▶ To do:
Go through the material below and copy each line where the word "that" appears.

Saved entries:
((
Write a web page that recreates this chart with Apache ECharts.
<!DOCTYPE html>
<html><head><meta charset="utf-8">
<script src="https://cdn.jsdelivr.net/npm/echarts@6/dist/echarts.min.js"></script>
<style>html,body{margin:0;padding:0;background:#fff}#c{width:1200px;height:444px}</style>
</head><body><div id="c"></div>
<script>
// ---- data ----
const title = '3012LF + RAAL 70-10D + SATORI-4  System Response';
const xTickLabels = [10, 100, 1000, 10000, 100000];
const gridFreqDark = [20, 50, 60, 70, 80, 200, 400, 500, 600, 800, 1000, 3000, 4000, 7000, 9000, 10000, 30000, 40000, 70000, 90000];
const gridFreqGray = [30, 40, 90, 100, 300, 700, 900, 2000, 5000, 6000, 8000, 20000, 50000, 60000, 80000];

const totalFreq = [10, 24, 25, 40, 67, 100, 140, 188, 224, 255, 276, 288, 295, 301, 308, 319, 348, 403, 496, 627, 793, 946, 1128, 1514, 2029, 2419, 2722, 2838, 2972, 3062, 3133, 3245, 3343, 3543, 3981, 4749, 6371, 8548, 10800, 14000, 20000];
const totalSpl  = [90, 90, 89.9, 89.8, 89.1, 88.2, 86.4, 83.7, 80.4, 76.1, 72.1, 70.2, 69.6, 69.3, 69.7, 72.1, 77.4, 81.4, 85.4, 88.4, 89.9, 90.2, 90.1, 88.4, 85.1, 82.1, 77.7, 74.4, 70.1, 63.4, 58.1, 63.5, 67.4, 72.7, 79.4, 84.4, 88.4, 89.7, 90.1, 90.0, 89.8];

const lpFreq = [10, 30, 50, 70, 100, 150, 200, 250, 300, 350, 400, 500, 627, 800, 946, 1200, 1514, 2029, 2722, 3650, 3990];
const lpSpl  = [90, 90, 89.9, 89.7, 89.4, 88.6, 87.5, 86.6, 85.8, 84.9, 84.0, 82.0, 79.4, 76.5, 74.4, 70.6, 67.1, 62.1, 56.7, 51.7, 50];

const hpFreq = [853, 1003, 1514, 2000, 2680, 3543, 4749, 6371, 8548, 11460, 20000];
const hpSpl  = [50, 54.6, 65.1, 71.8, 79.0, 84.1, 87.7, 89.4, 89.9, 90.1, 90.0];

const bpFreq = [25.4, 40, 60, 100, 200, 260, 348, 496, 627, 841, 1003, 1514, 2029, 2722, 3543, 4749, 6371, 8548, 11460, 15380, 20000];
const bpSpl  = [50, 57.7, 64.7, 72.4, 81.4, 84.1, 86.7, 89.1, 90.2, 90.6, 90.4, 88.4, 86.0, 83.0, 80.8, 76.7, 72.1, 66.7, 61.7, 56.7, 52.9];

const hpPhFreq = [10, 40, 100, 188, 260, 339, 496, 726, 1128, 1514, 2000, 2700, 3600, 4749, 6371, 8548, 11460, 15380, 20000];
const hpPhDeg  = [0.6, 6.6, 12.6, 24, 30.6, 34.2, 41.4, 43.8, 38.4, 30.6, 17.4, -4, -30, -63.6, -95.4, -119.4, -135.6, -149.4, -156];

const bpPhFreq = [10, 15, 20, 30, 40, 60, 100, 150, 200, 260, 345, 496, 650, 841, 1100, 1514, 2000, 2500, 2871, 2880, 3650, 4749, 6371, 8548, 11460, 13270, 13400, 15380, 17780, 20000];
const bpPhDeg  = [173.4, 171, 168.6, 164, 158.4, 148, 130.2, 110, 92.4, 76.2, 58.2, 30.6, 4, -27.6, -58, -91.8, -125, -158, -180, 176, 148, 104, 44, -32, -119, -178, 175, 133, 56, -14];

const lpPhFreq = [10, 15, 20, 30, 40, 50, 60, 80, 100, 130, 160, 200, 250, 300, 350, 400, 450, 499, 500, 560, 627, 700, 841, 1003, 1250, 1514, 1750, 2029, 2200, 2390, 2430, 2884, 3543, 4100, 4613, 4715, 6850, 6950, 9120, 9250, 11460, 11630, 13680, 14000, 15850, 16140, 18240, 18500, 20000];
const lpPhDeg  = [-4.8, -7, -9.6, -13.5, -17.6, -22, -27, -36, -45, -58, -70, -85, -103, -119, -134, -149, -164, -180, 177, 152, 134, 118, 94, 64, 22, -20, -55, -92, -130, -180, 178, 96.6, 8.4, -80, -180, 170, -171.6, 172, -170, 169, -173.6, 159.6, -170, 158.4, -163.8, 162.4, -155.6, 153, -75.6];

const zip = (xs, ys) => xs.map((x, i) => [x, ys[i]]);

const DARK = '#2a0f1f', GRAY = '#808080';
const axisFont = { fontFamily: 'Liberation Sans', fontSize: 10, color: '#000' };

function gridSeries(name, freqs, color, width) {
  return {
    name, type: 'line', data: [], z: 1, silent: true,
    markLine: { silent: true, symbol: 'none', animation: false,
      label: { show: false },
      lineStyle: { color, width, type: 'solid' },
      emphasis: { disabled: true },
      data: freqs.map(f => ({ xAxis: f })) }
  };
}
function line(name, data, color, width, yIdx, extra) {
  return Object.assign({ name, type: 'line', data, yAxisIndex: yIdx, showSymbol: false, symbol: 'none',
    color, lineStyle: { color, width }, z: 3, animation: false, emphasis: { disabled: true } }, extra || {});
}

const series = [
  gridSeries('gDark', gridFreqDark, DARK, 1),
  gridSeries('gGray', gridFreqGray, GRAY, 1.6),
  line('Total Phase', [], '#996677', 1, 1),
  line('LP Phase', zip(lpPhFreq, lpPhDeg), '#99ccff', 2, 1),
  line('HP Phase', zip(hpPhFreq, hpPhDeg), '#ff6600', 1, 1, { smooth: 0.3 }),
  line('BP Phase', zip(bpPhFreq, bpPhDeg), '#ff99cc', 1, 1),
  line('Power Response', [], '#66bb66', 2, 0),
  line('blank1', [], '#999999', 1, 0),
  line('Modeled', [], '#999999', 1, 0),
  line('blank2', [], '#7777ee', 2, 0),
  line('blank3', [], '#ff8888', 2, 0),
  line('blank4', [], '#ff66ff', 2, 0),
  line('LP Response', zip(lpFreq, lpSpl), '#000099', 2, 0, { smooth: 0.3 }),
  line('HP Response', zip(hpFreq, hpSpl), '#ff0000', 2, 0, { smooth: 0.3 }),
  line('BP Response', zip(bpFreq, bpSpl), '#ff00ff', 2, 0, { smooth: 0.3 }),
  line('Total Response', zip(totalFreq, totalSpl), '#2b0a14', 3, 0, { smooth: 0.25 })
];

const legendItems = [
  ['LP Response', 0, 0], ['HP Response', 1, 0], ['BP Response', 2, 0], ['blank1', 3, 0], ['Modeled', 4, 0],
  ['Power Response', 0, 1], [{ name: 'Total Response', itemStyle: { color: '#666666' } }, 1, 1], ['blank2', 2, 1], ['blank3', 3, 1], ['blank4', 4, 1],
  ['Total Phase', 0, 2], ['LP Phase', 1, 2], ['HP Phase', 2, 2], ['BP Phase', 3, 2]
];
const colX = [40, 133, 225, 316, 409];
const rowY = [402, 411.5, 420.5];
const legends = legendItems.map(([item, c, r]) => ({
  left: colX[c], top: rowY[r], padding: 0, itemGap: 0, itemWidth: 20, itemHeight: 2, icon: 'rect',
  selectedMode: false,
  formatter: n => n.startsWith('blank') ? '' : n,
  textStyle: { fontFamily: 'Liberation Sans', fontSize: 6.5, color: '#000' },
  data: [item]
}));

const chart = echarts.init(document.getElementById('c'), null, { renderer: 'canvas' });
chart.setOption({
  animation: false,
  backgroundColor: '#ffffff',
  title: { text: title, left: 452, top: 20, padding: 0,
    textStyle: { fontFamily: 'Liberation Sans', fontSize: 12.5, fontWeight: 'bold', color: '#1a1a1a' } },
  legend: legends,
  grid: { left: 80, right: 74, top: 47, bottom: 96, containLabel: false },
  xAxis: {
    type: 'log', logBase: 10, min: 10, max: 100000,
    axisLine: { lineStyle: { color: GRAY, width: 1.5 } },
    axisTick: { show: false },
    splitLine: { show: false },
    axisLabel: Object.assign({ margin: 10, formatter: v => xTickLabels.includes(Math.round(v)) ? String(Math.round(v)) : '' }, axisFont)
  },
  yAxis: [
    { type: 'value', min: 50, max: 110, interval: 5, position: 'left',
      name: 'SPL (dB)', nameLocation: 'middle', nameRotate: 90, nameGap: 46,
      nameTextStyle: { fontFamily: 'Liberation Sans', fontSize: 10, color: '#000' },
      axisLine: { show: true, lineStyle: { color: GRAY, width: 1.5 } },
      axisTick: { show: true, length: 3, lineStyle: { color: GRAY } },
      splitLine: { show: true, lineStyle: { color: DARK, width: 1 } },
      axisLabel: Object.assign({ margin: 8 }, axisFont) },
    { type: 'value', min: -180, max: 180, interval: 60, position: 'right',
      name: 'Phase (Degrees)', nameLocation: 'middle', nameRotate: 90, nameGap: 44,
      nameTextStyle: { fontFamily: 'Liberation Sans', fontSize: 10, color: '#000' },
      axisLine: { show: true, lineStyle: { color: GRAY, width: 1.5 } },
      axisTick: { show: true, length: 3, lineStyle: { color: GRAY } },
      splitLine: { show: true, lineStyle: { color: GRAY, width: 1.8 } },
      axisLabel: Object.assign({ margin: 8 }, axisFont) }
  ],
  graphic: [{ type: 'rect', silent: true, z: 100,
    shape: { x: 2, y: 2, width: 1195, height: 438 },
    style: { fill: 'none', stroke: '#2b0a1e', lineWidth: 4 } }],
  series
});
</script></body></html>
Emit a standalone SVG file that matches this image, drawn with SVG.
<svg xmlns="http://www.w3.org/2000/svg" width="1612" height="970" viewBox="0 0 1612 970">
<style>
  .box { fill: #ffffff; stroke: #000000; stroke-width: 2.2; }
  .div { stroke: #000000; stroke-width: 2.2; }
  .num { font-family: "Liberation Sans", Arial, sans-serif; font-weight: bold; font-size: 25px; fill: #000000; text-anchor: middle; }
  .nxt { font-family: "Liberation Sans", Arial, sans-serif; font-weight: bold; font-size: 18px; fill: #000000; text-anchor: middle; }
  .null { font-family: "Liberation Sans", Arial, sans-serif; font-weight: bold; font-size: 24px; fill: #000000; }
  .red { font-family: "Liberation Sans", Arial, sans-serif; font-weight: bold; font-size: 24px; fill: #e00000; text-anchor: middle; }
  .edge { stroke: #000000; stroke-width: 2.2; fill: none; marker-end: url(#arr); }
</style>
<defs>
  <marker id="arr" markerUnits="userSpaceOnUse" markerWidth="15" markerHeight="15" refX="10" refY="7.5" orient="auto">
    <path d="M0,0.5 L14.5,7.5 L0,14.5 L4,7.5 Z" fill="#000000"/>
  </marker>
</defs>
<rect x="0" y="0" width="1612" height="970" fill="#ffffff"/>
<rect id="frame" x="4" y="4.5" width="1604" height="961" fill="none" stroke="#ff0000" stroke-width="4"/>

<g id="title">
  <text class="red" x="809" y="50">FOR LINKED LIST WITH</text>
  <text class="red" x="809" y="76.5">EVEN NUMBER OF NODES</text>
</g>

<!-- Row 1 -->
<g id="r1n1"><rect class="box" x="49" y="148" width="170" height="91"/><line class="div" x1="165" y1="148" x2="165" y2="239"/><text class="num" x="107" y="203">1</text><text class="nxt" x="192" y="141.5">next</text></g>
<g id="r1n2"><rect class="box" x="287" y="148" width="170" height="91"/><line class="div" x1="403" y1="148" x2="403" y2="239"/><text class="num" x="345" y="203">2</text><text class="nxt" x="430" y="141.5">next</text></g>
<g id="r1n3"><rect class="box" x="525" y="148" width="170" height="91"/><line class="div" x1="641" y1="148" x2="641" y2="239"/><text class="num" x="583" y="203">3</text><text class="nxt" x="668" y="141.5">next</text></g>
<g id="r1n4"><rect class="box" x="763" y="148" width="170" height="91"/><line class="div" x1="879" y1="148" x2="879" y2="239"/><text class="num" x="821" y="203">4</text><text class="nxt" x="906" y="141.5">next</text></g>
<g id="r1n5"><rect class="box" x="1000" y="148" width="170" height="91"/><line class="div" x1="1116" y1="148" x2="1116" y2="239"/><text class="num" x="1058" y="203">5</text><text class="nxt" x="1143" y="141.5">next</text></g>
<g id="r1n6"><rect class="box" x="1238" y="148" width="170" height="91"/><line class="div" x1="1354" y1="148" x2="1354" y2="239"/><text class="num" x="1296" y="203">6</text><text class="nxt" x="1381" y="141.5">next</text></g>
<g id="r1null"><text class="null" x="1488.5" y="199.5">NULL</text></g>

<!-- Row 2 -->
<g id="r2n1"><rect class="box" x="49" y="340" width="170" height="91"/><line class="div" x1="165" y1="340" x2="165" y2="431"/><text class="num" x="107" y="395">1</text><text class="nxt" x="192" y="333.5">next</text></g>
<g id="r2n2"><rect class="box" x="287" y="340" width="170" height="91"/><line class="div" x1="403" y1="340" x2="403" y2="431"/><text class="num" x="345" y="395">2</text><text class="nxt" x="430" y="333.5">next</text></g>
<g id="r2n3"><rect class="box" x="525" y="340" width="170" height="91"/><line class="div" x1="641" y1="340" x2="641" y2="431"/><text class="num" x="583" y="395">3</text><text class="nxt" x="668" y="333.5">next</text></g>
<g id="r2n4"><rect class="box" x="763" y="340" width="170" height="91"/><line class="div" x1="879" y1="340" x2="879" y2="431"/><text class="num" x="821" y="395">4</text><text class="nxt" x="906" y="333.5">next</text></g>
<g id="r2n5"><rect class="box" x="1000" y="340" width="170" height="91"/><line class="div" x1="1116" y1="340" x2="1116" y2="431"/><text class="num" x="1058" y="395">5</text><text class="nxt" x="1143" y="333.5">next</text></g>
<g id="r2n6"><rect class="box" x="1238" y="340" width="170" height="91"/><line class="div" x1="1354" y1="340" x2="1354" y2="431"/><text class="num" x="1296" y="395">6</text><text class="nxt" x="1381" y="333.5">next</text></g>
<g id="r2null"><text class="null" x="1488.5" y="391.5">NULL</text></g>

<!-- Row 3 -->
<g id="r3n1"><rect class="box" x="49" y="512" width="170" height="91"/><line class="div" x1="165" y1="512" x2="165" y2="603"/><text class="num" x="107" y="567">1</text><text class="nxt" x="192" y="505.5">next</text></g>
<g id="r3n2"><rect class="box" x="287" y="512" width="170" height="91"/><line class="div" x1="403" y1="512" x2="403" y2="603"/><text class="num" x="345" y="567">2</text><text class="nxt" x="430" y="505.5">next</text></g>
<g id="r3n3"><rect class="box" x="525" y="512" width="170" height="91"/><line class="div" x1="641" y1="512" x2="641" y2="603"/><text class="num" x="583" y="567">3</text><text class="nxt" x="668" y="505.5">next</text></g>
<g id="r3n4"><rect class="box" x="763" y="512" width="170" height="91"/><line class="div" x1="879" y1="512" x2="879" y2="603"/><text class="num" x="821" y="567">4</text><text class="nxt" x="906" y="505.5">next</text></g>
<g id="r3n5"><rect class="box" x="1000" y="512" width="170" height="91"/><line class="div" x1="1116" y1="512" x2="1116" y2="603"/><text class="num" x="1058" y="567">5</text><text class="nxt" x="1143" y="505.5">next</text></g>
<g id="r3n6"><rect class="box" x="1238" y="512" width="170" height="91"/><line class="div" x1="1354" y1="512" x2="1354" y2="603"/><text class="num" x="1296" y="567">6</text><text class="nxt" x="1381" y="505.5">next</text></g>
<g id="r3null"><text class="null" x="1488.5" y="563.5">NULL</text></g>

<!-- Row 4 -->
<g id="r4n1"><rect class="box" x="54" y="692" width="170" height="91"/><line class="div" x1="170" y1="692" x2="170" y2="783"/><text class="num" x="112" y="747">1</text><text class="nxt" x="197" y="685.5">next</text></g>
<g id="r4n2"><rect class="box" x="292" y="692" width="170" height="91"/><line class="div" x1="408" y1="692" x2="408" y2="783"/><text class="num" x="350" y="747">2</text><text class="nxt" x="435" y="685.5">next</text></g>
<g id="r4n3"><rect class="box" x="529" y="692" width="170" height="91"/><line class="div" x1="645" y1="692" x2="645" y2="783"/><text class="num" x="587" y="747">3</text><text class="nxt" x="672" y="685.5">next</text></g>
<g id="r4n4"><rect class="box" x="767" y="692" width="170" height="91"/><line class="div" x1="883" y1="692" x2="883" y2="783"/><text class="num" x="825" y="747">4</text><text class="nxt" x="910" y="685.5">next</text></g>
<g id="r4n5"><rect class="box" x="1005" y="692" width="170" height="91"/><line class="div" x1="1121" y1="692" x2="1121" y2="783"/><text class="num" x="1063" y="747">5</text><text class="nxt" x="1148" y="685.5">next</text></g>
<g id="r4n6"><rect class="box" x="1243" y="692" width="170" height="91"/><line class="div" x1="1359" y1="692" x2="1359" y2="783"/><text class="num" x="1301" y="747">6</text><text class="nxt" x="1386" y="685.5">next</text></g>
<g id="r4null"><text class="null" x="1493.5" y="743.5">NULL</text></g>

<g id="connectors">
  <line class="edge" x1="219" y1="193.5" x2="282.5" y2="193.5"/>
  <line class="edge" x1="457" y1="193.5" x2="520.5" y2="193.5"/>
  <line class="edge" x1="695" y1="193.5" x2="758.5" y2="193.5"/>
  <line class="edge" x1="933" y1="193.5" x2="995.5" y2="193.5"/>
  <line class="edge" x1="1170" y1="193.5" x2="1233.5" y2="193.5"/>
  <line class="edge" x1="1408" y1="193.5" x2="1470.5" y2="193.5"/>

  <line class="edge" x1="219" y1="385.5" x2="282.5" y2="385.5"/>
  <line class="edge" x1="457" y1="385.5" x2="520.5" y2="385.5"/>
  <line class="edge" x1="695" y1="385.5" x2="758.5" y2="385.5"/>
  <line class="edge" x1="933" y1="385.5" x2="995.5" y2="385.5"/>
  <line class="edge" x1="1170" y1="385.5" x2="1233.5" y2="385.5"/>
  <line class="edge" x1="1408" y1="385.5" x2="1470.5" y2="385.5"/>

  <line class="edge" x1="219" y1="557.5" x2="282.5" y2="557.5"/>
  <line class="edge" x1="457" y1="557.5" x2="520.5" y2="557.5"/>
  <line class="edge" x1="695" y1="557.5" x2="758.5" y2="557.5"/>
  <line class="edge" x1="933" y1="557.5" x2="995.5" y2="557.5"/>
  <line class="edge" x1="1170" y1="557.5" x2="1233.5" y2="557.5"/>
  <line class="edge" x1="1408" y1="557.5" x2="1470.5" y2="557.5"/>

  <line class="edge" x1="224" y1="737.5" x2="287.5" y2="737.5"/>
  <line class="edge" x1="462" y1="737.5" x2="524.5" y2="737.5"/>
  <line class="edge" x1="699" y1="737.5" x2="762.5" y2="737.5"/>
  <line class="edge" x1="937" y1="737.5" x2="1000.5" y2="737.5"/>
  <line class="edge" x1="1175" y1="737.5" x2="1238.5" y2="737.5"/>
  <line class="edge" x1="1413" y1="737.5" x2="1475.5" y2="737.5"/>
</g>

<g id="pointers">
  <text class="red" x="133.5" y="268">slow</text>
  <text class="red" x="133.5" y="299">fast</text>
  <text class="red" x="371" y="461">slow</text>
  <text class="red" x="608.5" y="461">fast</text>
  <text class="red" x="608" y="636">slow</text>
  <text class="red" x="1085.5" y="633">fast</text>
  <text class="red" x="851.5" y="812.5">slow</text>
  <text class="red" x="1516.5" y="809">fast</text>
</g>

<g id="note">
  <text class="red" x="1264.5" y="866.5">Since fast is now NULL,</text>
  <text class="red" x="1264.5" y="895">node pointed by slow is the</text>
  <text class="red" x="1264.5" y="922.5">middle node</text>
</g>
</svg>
))
▶ Task answer:
Write a web page that recreates this chart with Apache ECharts.
Emit a standalone SVG file that matches this image, drawn with SVG.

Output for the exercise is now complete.